Presentation by Dickens to Captain Hewett on behalf of the passengers of the Britannia
Captain Hewett,--I am very proud and happy to have been selected as the instrument of conveying to you the heartfelt thanks of my fellow-passengers on board the ship entrusted to your charge, and of entreating your acceptance of this trifling present. The ingenious artists who work in silver do not always, I find, keep their promises, even in Boston. I regret that, instead of two goblets, which there should be here, there is, at present, only one. The deficiency, however, will soon be supplied; and, when it is, our little testimonial will be, so far, complete.
You are a sailor, Captain Hewett, in the truest sense of the word; and the devoted admiration of the ladies, God bless them, is a sailor's first boast. I need not enlarge upon the honour they have done you, I am sure, by their presence here. Judging of you by myself, I am certain that the recollection of their beautiful faces will cheer your lonely vigils upon the ocean for a long time to come.
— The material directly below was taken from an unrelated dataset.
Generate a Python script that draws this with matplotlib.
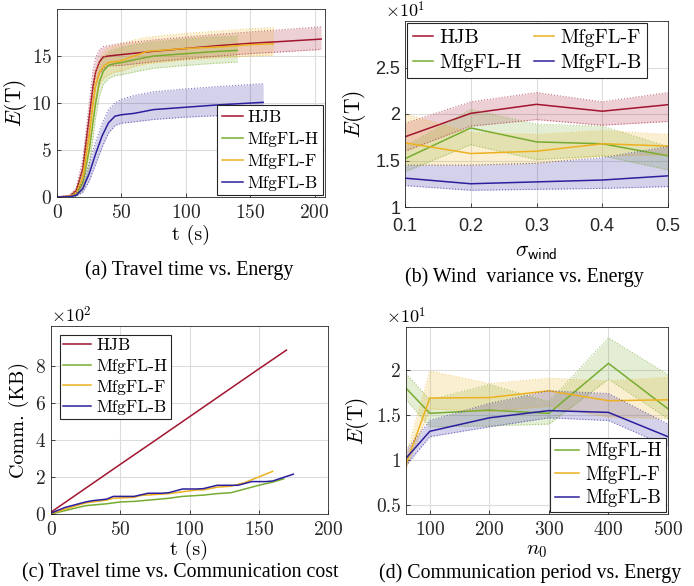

In all time to come, and in all your voyages upon the sea, I hope you will have a thought for those who wish to live in your memory by the help of these trifles. As they will often connect you with the pleasure of those homes and fire sides from which they once wandered, and which, but for you, they might never have regained, so they trust that you will sometimes associate them with your hours of festive enjoyment; and, that, when you drink from these cups, you will feel that the draught is commended to your lips by friends whose best wishes you have; and who earnestly and truly hope for your success, happiness, and prosperity, in all the undertakings of your life.